History and background

In the past Thalassemia patients were scattered across various hospitals and managed differently. There were no approved guidelines or policies for managing such cases.

In 1987, with the increase in the number of patients with Thalassemia in the region a specialized Thalassemia clinic and a transfusion short stay room was established in Al WASl hospital (Now known as Latifa Women and Children Hospital). In January 1995, under the kind and generous auspices of His Highness Shaikh Hamdan Bin Rashid Al Maktoum, the new Genetic & Thalassemia Center was inaugurated.


Thalassemia at a glance

What is Thalassemia

Thalassemia is an inherited disorder of haemoglobin (Hb) synthesis. The clinical severity varies widely, ranging from asymptomatic forms to severe or even fatal entities.

For every characteristic, there is one gene which is inherited from the father and the other gene which is inherited from the mother. One of these pairs of genes determine the production of haemoglobin, which carries oxygen and gives blood the red colour. The haemoglobin is made up of two alpha globin chains and two beta globin chains with a haem particle in the middle.
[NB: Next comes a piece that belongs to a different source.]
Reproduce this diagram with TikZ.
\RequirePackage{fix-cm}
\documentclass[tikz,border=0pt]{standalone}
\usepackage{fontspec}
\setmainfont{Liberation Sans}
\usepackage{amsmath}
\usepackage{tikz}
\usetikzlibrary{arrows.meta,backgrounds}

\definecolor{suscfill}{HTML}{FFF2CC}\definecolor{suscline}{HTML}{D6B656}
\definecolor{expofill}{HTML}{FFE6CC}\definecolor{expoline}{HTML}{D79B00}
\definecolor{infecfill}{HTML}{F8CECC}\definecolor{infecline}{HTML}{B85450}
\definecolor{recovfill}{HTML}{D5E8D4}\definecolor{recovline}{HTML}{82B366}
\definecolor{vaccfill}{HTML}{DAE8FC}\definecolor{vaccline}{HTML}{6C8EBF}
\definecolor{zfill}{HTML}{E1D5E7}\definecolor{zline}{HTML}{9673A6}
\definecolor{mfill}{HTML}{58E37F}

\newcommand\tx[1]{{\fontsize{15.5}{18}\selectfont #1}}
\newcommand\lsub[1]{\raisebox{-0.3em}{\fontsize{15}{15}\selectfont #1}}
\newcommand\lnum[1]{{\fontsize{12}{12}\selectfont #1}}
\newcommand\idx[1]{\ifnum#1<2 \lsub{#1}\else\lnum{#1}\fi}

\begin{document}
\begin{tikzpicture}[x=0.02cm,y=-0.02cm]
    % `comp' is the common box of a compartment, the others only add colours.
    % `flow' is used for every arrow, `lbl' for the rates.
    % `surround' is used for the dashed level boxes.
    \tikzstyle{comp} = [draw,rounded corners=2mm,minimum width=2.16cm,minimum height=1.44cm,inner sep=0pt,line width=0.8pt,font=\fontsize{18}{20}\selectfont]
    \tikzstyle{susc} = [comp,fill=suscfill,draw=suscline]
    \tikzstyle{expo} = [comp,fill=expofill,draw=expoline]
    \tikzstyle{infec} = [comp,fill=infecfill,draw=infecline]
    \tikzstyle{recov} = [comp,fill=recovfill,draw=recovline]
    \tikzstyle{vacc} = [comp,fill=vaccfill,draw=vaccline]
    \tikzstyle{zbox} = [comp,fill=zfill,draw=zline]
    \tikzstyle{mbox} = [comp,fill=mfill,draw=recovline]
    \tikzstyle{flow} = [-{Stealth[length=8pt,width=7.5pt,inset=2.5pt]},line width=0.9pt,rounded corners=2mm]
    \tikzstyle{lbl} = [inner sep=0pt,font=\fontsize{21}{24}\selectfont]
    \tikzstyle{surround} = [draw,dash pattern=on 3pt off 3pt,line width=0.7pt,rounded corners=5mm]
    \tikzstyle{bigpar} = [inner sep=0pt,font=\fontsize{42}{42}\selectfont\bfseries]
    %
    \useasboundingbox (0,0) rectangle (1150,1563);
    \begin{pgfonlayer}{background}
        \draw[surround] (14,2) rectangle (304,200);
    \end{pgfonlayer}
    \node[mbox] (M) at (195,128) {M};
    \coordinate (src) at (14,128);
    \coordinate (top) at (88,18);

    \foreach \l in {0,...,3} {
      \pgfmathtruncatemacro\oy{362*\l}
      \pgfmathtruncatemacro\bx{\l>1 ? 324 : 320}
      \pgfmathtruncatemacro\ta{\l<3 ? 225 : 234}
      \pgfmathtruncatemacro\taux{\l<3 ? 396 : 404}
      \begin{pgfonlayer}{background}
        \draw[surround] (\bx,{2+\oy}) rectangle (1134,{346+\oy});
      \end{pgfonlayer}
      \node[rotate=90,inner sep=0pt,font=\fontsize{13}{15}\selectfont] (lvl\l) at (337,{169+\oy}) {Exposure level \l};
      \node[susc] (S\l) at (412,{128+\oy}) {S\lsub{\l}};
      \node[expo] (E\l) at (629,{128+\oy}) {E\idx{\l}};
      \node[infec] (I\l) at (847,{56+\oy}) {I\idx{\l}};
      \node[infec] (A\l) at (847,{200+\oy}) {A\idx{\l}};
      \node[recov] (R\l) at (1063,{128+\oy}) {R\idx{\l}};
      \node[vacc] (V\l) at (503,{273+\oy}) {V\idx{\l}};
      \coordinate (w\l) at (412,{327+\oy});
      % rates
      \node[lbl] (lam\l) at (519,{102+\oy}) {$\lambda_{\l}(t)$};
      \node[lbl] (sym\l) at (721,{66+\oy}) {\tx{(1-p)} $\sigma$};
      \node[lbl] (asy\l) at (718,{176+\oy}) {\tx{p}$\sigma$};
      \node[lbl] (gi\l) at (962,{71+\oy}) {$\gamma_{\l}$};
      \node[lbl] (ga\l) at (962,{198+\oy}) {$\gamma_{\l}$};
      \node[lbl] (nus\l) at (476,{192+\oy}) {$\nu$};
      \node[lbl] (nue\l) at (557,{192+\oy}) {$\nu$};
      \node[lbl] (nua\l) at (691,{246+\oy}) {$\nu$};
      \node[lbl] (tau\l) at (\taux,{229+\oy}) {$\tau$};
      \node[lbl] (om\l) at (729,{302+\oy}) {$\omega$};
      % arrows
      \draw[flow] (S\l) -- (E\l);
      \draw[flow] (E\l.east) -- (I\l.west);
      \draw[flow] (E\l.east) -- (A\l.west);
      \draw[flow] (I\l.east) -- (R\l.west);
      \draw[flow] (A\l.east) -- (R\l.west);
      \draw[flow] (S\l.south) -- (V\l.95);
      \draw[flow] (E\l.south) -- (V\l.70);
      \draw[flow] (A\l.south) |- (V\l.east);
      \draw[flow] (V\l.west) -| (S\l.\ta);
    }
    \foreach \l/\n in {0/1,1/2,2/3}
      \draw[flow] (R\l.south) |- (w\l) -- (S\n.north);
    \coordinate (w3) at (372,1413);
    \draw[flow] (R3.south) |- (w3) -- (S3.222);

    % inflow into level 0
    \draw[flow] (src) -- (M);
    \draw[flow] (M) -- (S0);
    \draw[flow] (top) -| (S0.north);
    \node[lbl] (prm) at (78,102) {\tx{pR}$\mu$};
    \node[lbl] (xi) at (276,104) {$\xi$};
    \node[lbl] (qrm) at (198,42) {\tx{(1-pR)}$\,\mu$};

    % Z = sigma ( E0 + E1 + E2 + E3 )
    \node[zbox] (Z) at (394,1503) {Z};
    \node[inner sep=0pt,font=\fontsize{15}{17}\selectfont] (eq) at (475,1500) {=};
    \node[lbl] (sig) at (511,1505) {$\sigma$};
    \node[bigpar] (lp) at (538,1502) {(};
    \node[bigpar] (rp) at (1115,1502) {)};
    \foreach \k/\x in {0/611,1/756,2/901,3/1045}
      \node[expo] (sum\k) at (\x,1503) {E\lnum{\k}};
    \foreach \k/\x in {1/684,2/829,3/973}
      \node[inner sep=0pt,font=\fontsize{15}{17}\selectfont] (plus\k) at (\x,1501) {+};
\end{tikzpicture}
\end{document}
  • BETA THALASSEMIA MINOR: If one of the genes responsible for the production of beta globin is defective it produces beta-thalassemia trait, also called beta-thalassemia minor. As this is asymptomatic it remains unrecognized in a family for a number of generations. Individuals with the Beta Thalassemia trait are normal healthy people, leading a normal active life.
  • BETA THALASSEMIA MAJOR: When a beta thalassemia trait (in whom only one gene is defective) marries another beta thalassemia trait then a child can be born with two defective genes for the production of beta globin chains.
  • BETA THALASSEMIA INTERMEDIA is a condition intermediate between the major and minor forms. Affected individuals can often manage a normal life but may need occasional transfusions e.g. at times of illness or pregnancy, depending on the severity of their anemia in combination with other Hemoglobinopathie.

Thalassemia can co-exist with other Hemoglobinopathies. The most common of these are:

  • Hemoglobin E/thalassemia: Common in Cambodia, Thailand, and parts of India; clinically similar to β thalassemia major or thalassemia intermedia.
  • Hemoglobin S/thalassemia: Common in African and Mediterranean populations; clinically similar to sickle cell anemia, with the additional feature of splenomegaly
  • Hemoglobin C/thalassemia: Common in Mediterranean and African populations, hemoglobin C/βo thalassemia causes a moderately severe hemolytic anemia with splenomegaly; hemoglobin C/β+ Thalassemia produces a milder disease.